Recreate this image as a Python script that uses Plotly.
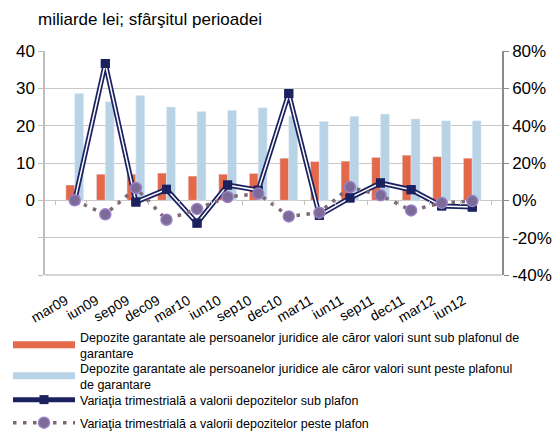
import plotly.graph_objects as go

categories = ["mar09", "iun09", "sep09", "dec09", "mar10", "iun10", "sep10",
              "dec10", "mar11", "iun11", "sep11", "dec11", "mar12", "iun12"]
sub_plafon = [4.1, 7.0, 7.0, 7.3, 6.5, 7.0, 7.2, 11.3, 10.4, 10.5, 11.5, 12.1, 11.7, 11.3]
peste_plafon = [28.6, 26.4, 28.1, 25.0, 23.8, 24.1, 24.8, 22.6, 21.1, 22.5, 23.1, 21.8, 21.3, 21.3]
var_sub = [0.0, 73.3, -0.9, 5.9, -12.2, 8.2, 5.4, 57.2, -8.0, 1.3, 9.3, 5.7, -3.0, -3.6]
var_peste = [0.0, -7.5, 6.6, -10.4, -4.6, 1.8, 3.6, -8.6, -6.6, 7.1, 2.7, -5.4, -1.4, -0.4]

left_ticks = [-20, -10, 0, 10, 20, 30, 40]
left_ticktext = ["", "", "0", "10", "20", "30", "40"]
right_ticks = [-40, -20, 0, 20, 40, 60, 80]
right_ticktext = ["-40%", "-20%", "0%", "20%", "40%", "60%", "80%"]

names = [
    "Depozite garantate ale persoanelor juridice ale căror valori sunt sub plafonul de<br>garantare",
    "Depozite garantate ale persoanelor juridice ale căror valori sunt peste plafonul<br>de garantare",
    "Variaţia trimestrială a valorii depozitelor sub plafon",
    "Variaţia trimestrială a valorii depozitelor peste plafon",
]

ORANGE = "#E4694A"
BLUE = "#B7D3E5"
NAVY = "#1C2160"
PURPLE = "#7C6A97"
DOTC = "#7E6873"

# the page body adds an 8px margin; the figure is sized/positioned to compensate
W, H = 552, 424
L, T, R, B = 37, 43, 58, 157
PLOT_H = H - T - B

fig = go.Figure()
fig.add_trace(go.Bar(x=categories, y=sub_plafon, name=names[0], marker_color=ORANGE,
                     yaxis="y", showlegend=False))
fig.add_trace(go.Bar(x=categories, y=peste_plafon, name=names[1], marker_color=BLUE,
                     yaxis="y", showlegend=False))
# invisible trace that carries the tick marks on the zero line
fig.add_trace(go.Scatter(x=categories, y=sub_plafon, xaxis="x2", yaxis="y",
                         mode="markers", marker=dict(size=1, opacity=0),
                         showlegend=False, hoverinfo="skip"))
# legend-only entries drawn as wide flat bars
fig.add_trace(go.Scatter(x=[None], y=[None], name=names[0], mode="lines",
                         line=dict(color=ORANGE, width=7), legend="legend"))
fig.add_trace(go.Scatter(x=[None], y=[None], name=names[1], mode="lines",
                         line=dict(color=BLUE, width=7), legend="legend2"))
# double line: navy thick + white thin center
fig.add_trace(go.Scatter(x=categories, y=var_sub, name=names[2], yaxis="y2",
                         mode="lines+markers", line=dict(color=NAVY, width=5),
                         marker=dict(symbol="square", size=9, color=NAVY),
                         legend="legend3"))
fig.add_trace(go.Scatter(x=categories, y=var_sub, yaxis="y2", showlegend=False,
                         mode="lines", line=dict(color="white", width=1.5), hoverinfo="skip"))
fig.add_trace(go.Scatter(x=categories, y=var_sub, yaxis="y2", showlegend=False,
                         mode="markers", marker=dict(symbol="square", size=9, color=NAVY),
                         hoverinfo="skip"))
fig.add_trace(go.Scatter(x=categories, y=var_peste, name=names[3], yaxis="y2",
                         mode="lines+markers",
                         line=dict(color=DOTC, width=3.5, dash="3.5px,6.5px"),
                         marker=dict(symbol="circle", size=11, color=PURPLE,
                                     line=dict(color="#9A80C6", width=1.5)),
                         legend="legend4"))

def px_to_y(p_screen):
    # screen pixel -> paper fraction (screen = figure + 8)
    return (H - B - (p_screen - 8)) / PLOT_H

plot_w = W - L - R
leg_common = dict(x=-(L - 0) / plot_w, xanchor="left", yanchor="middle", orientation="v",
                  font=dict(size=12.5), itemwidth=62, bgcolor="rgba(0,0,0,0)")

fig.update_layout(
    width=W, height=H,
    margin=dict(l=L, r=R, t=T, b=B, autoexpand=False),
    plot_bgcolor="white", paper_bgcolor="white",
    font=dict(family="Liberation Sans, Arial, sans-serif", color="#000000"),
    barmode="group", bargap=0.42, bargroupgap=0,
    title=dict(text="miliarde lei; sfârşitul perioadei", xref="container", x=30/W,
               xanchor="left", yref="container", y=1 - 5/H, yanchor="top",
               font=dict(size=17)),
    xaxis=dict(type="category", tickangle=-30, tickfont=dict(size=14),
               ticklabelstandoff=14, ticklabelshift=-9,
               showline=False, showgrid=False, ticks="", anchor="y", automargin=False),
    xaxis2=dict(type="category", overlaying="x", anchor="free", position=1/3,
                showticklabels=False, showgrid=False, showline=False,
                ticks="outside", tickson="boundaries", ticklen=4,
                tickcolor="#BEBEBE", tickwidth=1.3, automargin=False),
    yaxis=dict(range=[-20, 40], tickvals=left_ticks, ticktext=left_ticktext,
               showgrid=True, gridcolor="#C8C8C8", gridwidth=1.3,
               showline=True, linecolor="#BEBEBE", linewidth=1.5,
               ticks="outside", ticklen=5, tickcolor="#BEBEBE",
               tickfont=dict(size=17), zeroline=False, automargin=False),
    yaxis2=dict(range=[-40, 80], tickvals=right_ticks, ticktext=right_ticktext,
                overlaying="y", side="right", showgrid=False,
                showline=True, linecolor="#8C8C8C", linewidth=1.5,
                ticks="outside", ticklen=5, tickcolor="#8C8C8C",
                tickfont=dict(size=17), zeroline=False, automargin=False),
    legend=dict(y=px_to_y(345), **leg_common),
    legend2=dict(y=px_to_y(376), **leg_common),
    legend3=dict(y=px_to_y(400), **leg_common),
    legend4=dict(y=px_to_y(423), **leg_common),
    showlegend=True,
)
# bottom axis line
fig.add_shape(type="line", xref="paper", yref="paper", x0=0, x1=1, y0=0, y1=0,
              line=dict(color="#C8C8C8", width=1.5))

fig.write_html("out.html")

PROBLEM DETAILS
From start to finish, output the listing exactly, but omit its pictures.

WORKED SOLUTION
Recreate this image as a Python script that uses Plotly.
import plotly.graph_objects as go

categories = ["mar09", "iun09", "sep09", "dec09", "mar10", "iun10", "sep10",
              "dec10", "mar11", "iun11", "sep11", "dec11", "mar12", "iun12"]
sub_plafon = [4.1, 7.0, 7.0, 7.3, 6.5, 7.0, 7.2, 11.3, 10.4, 10.5, 11.5, 12.1, 11.7, 11.3]
peste_plafon = [28.6, 26.4, 28.1, 25.0, 23.8, 24.1, 24.8, 22.6, 21.1, 22.5, 23.1, 21.8, 21.3, 21.3]
var_sub = [0.0, 73.3, -0.9, 5.9, -12.2, 8.2, 5.4, 57.2, -8.0, 1.3, 9.3, 5.7, -3.0, -3.6]
var_peste = [0.0, -7.5, 6.6, -10.4, -4.6, 1.8, 3.6, -8.6, -6.6, 7.1, 2.7, -5.4, -1.4, -0.4]

left_ticks = [-20, -10, 0, 10, 20, 30, 40]
left_ticktext = ["", "", "0", "10", "20", "30", "40"]
right_ticks = [-40, -20, 0, 20, 40, 60, 80]
right_ticktext = ["-40%", "-20%", "0%", "20%", "40%", "60%", "80%"]

names = [
    "Depozite garantate ale persoanelor juridice ale căror valori sunt sub plafonul de<br>garantare",
    "Depozite garantate ale persoanelor juridice ale căror valori sunt peste plafonul<br>de garantare",
    "Variaţia trimestrială a valorii depozitelor sub plafon",
    "Variaţia trimestrială a valorii depozitelor peste plafon",
]

ORANGE = "#E4694A"
BLUE = "#B7D3E5"
NAVY = "#1C2160"
PURPLE = "#7C6A97"
DOTC = "#7E6873"

# the page body adds an 8px margin; the figure is sized/positioned to compensate
W, H = 552, 424
L, T, R, B = 37, 43, 58, 157
PLOT_H = H - T - B

fig = go.Figure()
fig.add_trace(go.Bar(x=categories, y=sub_plafon, name=names[0], marker_color=ORANGE,
                     yaxis="y", showlegend=False))
fig.add_trace(go.Bar(x=categories, y=peste_plafon, name=names[1], marker_color=BLUE,
                     yaxis="y", showlegend=False))
# invisible trace that carries the tick marks on the zero line
fig.add_trace(go.Scatter(x=categories, y=sub_plafon, xaxis="x2", yaxis="y",
                         mode="markers", marker=dict(size=1, opacity=0),
                         showlegend=False, hoverinfo="skip"))
# legend-only entries drawn as wide flat bars
fig.add_trace(go.Scatter(x=[None], y=[None], name=names[0], mode="lines",
                         line=dict(color=ORANGE, width=7), legend="legend"))
fig.add_trace(go.Scatter(x=[None], y=[None], name=names[1], mode="lines",
                         line=dict(color=BLUE, width=7), legend="legend2"))
# double line: navy thick + white thin center
fig.add_trace(go.Scatter(x=categories, y=var_sub, name=names[2], yaxis="y2",
                         mode="lines+markers", line=dict(color=NAVY, width=5),
                         marker=dict(symbol="square", size=9, color=NAVY),
                         legend="legend3"))
fig.add_trace(go.Scatter(x=categories, y=var_sub, yaxis="y2", showlegend=False,
                         mode="lines", line=dict(color="white", width=1.5), hoverinfo="skip"))
fig.add_trace(go.Scatter(x=categories, y=var_sub, yaxis="y2", showlegend=False,
                         mode="markers", marker=dict(symbol="square", size=9, color=NAVY),
                         hoverinfo="skip"))
fig.add_trace(go.Scatter(x=categories, y=var_peste, name=names[3], yaxis="y2",
                         mode="lines+markers",
                         line=dict(color=DOTC, width=3.5, dash="3.5px,6.5px"),
                         marker=dict(symbol="circle", size=11, color=PURPLE,
                                     line=dict(color="#9A80C6", width=1.5)),
                         legend="legend4"))

def px_to_y(p_screen):
    # screen pixel -> paper fraction (screen = figure + 8)
    return (H - B - (p_screen - 8)) / PLOT_H

plot_w = W - L - R
leg_common = dict(x=-(L - 0) / plot_w, xanchor="left", yanchor="middle", orientation="v",
                  font=dict(size=12.5), itemwidth=62, bgcolor="rgba(0,0,0,0)")

fig.update_layout(
    width=W, height=H,
    margin=dict(l=L, r=R, t=T, b=B, autoexpand=False),
    plot_bgcolor="white", paper_bgcolor="white",
    font=dict(family="Liberation Sans, Arial, sans-serif", color="#000000"),
    barmode="group", bargap=0.42, bargroupgap=0,
    title=dict(text="miliarde lei; sfârşitul perioadei", xref="container", x=30/W,
               xanchor="left", yref="container", y=1 - 5/H, yanchor="top",
               font=dict(size=17)),
    xaxis=dict(type="category", tickangle=-30, tickfont=dict(size=14),
               ticklabelstandoff=14, ticklabelshift=-9,
               showline=False, showgrid=False, ticks="", anchor="y", automargin=False),
    xaxis2=dict(type="category", overlaying="x", anchor="free", position=1/3,
                showticklabels=False, showgrid=False, showline=False,
                ticks="outside", tickson="boundaries", ticklen=4,
                tickcolor="#BEBEBE", tickwidth=1.3, automargin=False),
    yaxis=dict(range=[-20, 40], tickvals=left_ticks, ticktext=left_ticktext,
               showgrid=True, gridcolor="#C8C8C8", gridwidth=1.3,
               showline=True, linecolor="#BEBEBE", linewidth=1.5,
               ticks="outside", ticklen=5, tickcolor="#BEBEBE",
               tickfont=dict(size=17), zeroline=False, automargin=False),
    yaxis2=dict(range=[-40, 80], tickvals=right_ticks, ticktext=right_ticktext,
                overlaying="y", side="right", showgrid=False,
                showline=True, linecolor="#8C8C8C", linewidth=1.5,
                ticks="outside", ticklen=5, tickcolor="#8C8C8C",
                tickfont=dict(size=17), zeroline=False, automargin=False),
    legend=dict(y=px_to_y(345), **leg_common),
    legend2=dict(y=px_to_y(376), **leg_common),
    legend3=dict(y=px_to_y(400), **leg_common),
    legend4=dict(y=px_to_y(423), **leg_common),
    showlegend=True,
)
# bottom axis line
fig.add_shape(type="line", xref="paper", yref="paper", x0=0, x1=1, y0=0, y1=0,
              line=dict(color="#C8C8C8", width=1.5))

fig.write_html("out.html")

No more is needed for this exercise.